From the line with "Reproduce this chart with Plotly." to the line with "import plotly.graph_objects as go", both included, repeat each line exactly and leave out the pictures.

● **Task inputs**
-- begin --

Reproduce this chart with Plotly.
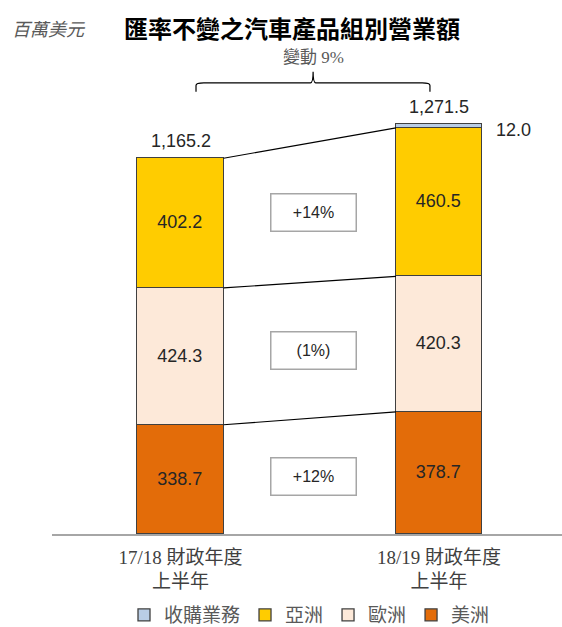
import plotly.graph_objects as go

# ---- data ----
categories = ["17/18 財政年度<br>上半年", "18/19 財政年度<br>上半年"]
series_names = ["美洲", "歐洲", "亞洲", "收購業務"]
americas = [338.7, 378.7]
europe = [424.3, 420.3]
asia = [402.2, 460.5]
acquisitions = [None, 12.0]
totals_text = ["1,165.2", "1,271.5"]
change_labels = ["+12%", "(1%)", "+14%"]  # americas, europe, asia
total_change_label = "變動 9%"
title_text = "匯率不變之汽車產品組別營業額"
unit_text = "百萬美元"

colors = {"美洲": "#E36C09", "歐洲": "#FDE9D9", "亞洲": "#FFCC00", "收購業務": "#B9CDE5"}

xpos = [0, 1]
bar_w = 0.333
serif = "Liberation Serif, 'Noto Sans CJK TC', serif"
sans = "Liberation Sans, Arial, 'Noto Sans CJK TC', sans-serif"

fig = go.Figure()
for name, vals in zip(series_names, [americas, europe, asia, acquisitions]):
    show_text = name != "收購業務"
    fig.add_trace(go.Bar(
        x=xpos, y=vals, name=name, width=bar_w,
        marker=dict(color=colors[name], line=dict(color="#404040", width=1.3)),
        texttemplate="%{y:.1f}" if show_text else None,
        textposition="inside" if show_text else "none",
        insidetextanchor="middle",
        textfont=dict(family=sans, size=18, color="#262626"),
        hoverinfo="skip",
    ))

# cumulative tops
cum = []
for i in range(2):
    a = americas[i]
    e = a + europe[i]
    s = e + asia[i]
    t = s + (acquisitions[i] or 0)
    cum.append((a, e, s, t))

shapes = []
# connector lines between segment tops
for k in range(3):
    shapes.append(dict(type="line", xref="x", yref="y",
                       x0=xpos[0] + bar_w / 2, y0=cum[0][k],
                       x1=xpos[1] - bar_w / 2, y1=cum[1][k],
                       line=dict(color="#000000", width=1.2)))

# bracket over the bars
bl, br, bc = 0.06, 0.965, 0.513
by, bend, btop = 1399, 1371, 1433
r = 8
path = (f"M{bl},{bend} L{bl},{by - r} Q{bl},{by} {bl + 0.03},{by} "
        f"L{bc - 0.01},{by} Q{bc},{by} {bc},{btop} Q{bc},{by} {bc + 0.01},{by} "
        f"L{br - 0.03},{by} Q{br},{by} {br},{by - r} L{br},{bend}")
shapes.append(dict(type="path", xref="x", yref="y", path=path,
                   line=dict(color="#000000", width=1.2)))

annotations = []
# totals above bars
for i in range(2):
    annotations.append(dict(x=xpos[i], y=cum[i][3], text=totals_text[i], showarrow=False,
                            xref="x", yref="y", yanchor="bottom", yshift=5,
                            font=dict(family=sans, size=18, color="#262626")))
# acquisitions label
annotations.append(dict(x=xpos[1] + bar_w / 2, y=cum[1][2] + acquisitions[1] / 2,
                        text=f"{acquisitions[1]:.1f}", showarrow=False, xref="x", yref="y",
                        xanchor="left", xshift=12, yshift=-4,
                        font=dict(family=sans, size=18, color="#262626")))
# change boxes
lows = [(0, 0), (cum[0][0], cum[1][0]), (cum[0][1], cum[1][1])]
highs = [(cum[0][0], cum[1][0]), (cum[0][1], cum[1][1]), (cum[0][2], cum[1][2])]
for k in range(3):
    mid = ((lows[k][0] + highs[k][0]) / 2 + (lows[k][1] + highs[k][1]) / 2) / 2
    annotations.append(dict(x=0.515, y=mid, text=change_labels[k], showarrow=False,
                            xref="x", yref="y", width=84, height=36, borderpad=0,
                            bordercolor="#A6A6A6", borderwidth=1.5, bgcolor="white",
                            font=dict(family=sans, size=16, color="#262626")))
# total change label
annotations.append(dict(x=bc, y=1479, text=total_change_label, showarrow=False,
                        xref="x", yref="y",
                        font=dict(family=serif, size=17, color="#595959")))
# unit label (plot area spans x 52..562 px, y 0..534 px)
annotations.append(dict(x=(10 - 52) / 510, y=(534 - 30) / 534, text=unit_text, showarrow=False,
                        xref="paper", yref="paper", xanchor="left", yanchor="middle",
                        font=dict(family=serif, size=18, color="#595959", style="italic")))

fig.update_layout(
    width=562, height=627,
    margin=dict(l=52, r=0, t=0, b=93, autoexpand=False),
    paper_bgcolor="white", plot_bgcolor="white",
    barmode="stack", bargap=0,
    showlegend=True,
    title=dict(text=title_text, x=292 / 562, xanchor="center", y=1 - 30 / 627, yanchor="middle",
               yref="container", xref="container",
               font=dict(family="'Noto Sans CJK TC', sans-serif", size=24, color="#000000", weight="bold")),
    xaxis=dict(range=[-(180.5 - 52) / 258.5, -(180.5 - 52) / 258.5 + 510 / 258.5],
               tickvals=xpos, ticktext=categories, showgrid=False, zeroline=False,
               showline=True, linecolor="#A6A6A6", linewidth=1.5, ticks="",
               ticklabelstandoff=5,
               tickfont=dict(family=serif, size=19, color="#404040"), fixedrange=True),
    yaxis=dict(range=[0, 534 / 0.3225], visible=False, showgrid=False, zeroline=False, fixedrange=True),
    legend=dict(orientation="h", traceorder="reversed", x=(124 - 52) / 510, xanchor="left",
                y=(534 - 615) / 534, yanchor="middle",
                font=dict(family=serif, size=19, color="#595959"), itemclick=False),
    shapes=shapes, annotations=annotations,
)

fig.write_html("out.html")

-- end --
-- begin --

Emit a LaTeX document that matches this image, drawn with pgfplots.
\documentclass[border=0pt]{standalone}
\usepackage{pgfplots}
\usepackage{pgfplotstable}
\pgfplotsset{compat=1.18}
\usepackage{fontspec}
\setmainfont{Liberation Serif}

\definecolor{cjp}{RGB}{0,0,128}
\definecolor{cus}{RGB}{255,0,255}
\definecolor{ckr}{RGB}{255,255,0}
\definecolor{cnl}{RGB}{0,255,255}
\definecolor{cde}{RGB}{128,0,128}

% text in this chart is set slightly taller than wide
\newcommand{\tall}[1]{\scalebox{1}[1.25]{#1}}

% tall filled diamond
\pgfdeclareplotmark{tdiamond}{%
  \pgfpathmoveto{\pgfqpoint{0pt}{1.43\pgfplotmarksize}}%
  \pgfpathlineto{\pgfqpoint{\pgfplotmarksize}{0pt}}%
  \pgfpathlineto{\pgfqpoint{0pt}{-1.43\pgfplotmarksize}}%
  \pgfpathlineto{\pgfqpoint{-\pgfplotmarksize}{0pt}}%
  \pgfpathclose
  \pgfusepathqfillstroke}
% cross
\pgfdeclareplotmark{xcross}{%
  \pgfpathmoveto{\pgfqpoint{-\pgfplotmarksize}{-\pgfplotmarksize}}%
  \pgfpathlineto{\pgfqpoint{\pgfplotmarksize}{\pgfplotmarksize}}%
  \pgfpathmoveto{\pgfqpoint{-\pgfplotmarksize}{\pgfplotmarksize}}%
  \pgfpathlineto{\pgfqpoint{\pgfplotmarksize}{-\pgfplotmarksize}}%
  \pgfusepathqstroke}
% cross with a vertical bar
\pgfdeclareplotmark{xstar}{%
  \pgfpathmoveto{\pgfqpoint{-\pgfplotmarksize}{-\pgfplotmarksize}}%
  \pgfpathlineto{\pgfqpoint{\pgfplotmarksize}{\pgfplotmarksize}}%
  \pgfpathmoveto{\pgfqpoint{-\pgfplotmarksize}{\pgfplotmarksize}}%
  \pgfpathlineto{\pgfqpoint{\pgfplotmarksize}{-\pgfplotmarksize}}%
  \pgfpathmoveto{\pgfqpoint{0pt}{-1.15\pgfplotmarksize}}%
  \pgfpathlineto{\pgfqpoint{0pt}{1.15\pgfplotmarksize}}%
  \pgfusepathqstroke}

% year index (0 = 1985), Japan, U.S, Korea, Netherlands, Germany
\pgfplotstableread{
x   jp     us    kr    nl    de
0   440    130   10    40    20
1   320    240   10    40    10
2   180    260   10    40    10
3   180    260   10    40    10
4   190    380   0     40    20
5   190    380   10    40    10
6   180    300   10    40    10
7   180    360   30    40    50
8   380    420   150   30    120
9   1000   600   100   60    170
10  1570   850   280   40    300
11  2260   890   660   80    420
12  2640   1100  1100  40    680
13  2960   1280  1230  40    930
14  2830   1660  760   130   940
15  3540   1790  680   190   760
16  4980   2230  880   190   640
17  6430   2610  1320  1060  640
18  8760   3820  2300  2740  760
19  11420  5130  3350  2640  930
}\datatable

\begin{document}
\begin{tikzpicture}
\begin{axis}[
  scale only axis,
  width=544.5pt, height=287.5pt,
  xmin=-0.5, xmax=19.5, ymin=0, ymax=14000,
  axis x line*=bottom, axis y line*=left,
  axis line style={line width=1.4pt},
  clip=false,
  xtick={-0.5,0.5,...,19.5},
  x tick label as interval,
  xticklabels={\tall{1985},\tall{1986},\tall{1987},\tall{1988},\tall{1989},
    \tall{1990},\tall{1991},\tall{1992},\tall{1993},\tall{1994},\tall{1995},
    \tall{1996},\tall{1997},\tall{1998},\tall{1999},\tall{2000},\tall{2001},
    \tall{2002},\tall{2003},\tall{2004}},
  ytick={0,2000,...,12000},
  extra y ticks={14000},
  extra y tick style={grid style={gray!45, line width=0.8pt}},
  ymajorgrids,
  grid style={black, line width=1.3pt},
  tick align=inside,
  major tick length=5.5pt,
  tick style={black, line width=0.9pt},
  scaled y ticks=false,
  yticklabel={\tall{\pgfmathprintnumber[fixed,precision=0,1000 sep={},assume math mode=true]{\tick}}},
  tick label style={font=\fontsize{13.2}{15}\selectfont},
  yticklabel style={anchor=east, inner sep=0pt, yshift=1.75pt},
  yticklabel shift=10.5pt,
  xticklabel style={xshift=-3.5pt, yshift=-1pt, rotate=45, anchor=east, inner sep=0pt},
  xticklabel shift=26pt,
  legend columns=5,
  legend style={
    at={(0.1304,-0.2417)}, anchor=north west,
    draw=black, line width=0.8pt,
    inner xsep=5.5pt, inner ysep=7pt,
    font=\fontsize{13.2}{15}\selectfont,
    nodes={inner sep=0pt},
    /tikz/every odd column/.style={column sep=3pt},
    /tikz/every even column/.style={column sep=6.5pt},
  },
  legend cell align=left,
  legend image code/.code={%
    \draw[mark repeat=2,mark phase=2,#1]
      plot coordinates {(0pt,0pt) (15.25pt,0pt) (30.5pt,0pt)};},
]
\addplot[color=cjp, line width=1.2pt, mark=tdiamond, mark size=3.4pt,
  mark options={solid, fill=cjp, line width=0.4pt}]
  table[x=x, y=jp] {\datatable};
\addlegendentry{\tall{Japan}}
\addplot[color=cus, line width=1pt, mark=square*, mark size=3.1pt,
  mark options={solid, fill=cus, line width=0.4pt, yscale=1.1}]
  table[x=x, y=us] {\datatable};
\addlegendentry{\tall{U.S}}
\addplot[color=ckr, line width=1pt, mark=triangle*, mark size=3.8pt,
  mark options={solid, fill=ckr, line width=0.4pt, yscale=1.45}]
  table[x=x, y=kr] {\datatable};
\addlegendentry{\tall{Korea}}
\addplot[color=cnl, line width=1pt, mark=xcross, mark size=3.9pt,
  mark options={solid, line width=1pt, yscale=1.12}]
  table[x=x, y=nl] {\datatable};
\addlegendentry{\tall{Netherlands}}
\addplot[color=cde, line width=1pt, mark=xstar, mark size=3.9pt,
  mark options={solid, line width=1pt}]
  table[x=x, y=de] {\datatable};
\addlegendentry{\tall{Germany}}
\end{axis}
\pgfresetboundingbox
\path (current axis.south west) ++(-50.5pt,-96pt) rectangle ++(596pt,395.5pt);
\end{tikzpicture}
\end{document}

-- end --

● **Task answer**
Reproduce this chart with Plotly.
import plotly.graph_objects as go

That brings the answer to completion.